All my prior accidents, illnesses, and operations have helped me become the person I am today and has not taken one jot of what remains good of me, away from me. I have a high pain threshold because of the constant and significantly high-level of pain my body has had to cope and readjust to since the age of 11 years. My high pain threshold has enabled my 77-year-old body to withstand six life-saving operations to remove cancer from my forehead, face, neck, and throat over the past 18 months, as well as receive 40 sessions of deep radiotherapy.
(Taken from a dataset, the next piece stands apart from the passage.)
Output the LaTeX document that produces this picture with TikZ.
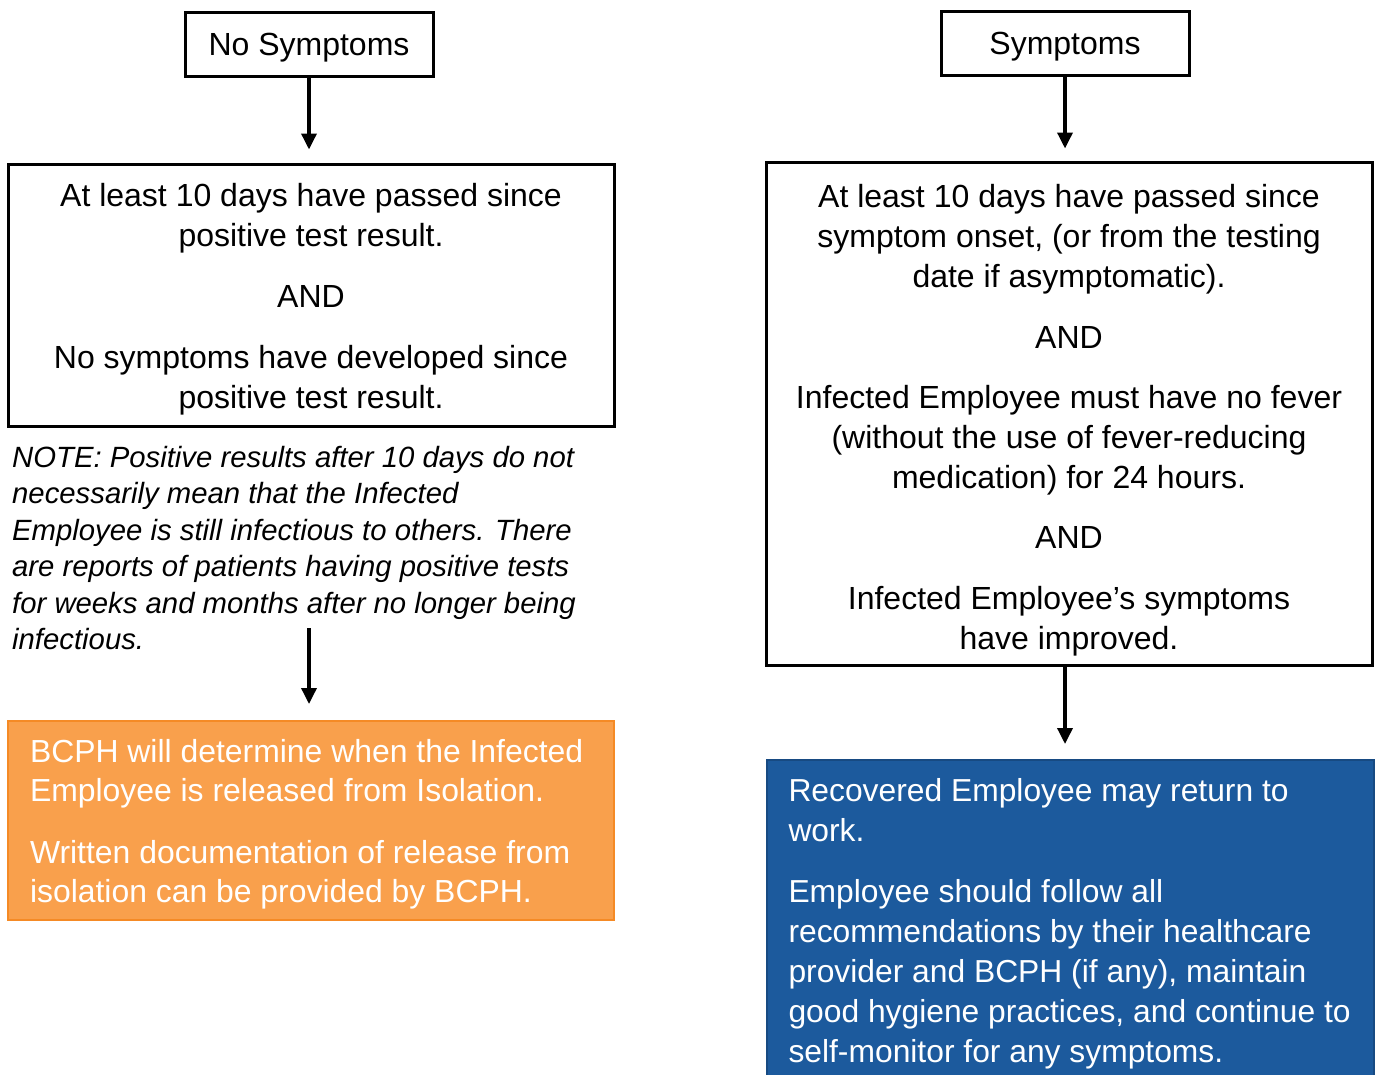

In 2010, I married the love of my life, Sheila, and despite having acquired three different body cancers since (including a terminal blood cancer), and a lymphoma, I have never been happier in my life. I have lived the best of lives. I feel greatly loved and I am blessed with a smashing wife, good friends, and a close family network. I would not exchange the life I enjoy today with the experiences of any other man or woman in the world. Life is a pleasure, and life is also filled with pain, but both are necessary experiences if you want to live it to the full as I have done and am still doing. To live implies a willingness to experience ‘pain and pleasure’, for it is only through one’s pain and pleasure that one truly experiences the dance of life. Believe me, life is one dance nobody should ‘sit out’.